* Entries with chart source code
------------------------------------------------

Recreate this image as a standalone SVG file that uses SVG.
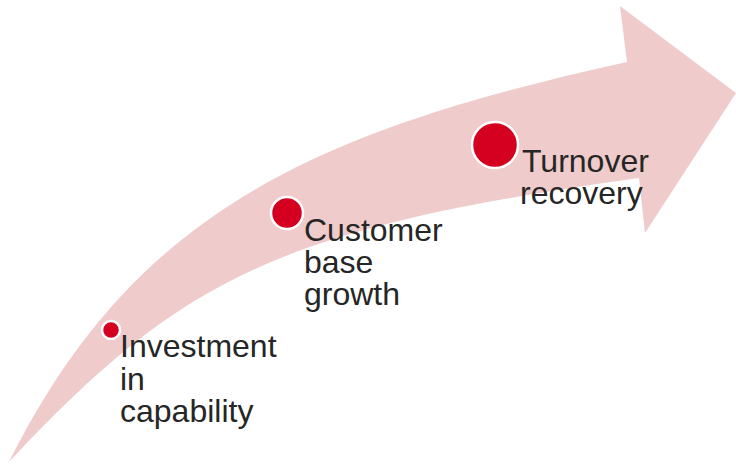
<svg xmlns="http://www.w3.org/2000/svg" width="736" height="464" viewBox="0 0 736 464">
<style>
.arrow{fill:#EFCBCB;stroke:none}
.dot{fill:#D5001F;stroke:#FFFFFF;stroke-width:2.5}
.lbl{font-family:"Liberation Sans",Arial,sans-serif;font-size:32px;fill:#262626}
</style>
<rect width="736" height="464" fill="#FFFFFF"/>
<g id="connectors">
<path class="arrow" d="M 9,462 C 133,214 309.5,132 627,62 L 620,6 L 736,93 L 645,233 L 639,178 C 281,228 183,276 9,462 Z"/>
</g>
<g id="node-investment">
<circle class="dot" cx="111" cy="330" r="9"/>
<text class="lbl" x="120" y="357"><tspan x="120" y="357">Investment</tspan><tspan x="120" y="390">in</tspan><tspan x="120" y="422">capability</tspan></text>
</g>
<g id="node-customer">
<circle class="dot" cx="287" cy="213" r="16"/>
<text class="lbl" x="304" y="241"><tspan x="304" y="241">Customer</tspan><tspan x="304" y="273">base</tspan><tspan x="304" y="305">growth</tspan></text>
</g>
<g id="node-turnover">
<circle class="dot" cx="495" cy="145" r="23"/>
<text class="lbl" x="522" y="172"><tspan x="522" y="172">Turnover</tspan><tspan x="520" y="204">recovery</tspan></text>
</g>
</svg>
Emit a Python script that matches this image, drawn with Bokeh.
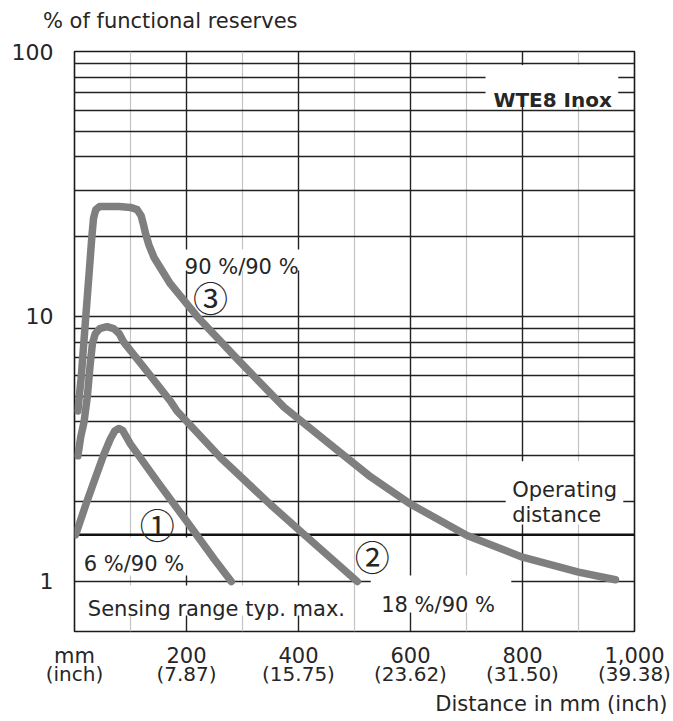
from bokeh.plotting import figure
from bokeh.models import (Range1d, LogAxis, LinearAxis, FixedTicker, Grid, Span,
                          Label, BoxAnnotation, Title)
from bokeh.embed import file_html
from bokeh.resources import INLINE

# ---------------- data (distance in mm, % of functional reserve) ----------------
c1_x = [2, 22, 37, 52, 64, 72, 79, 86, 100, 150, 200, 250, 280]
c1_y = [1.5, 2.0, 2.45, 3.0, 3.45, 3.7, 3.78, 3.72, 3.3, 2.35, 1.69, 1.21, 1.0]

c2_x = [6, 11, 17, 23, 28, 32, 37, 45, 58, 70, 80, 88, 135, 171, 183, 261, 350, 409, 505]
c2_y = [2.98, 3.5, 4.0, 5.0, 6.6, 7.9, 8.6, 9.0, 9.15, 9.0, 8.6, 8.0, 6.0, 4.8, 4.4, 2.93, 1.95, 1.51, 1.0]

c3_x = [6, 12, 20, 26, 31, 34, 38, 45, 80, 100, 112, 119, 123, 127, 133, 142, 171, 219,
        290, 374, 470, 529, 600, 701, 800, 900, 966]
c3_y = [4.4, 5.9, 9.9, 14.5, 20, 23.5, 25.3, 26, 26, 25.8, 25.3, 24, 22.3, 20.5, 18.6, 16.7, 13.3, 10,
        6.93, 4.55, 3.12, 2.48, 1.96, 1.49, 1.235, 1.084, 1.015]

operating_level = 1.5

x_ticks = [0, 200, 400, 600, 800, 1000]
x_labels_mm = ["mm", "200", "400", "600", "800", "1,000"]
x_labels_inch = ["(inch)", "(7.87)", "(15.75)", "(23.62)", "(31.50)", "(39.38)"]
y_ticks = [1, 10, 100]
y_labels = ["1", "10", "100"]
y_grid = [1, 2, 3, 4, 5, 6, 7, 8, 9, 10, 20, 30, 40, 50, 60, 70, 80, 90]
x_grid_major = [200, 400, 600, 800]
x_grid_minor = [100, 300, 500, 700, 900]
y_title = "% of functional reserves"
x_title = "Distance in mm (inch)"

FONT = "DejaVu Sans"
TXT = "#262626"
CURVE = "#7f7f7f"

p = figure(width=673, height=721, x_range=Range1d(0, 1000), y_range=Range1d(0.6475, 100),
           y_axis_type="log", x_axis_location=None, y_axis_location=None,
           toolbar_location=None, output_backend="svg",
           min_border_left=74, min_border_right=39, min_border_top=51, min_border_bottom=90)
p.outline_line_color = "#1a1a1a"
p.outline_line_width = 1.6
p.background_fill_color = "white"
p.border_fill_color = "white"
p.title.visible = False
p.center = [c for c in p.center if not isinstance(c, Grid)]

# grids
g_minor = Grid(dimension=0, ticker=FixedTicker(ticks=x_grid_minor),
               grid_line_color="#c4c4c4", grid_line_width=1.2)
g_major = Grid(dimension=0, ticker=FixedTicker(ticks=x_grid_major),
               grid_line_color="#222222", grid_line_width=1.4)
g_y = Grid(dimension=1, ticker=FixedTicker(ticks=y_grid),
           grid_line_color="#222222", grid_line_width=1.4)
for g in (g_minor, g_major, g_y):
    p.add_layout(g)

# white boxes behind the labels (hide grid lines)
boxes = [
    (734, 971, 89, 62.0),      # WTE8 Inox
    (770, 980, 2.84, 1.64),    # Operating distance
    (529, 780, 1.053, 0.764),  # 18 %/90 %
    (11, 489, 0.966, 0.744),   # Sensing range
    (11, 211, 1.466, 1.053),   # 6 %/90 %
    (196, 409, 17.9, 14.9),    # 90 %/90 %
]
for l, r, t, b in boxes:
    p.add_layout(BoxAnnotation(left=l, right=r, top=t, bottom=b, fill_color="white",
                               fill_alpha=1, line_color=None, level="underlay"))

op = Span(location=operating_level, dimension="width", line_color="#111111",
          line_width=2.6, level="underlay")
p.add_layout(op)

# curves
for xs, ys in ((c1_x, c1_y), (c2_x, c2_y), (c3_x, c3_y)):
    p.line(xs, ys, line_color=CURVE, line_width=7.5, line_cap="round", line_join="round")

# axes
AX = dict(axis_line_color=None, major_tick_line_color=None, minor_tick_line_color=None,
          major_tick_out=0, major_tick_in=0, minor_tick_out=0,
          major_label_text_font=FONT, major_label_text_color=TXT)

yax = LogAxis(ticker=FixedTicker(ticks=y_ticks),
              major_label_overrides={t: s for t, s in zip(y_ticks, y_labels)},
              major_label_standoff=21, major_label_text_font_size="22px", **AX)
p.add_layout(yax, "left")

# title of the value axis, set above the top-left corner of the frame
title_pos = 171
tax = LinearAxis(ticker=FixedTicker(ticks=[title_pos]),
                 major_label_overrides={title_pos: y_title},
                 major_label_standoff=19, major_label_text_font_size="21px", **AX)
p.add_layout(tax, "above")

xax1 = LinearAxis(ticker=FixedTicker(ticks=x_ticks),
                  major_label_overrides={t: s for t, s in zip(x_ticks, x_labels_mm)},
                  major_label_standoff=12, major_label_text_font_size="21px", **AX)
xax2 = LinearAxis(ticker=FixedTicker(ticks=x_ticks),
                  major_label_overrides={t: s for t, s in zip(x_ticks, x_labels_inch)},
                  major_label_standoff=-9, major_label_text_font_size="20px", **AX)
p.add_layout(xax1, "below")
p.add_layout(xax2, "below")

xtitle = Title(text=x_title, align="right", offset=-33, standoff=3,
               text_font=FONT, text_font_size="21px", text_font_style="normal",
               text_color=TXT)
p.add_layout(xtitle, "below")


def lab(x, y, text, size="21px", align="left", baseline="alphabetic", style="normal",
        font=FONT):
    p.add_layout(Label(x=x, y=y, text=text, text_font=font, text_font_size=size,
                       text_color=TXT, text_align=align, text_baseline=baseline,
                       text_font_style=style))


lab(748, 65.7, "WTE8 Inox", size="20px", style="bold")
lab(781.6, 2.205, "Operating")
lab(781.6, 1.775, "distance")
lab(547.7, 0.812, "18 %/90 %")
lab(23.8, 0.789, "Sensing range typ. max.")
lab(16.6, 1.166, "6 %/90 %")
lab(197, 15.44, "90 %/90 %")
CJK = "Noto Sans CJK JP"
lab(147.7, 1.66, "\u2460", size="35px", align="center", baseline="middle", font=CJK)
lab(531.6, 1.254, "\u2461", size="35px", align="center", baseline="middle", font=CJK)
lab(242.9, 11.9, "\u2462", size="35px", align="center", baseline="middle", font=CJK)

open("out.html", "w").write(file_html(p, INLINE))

------------------------------------------------

* Aim
Except for the pictures, write out exactly the lines from the line that contains "Emit a Python" through the line that contains "1.95, 1.51, 1.0]", including both.

* Reply to the task
Emit a Python script that matches this image, drawn with Bokeh.
from bokeh.plotting import figure
from bokeh.models import (Range1d, LogAxis, LinearAxis, FixedTicker, Grid, Span,
                          Label, BoxAnnotation, Title)
from bokeh.embed import file_html
from bokeh.resources import INLINE

# ---------------- data (distance in mm, % of functional reserve) ----------------
c1_x = [2, 22, 37, 52, 64, 72, 79, 86, 100, 150, 200, 250, 280]
c1_y = [1.5, 2.0, 2.45, 3.0, 3.45, 3.7, 3.78, 3.72, 3.3, 2.35, 1.69, 1.21, 1.0]

c2_x = [6, 11, 17, 23, 28, 32, 37, 45, 58, 70, 80, 88, 135, 171, 183, 261, 350, 409, 505]
c2_y = [2.98, 3.5, 4.0, 5.0, 6.6, 7.9, 8.6, 9.0, 9.15, 9.0, 8.6, 8.0, 6.0, 4.8, 4.4, 2.93, 1.95, 1.51, 1.0]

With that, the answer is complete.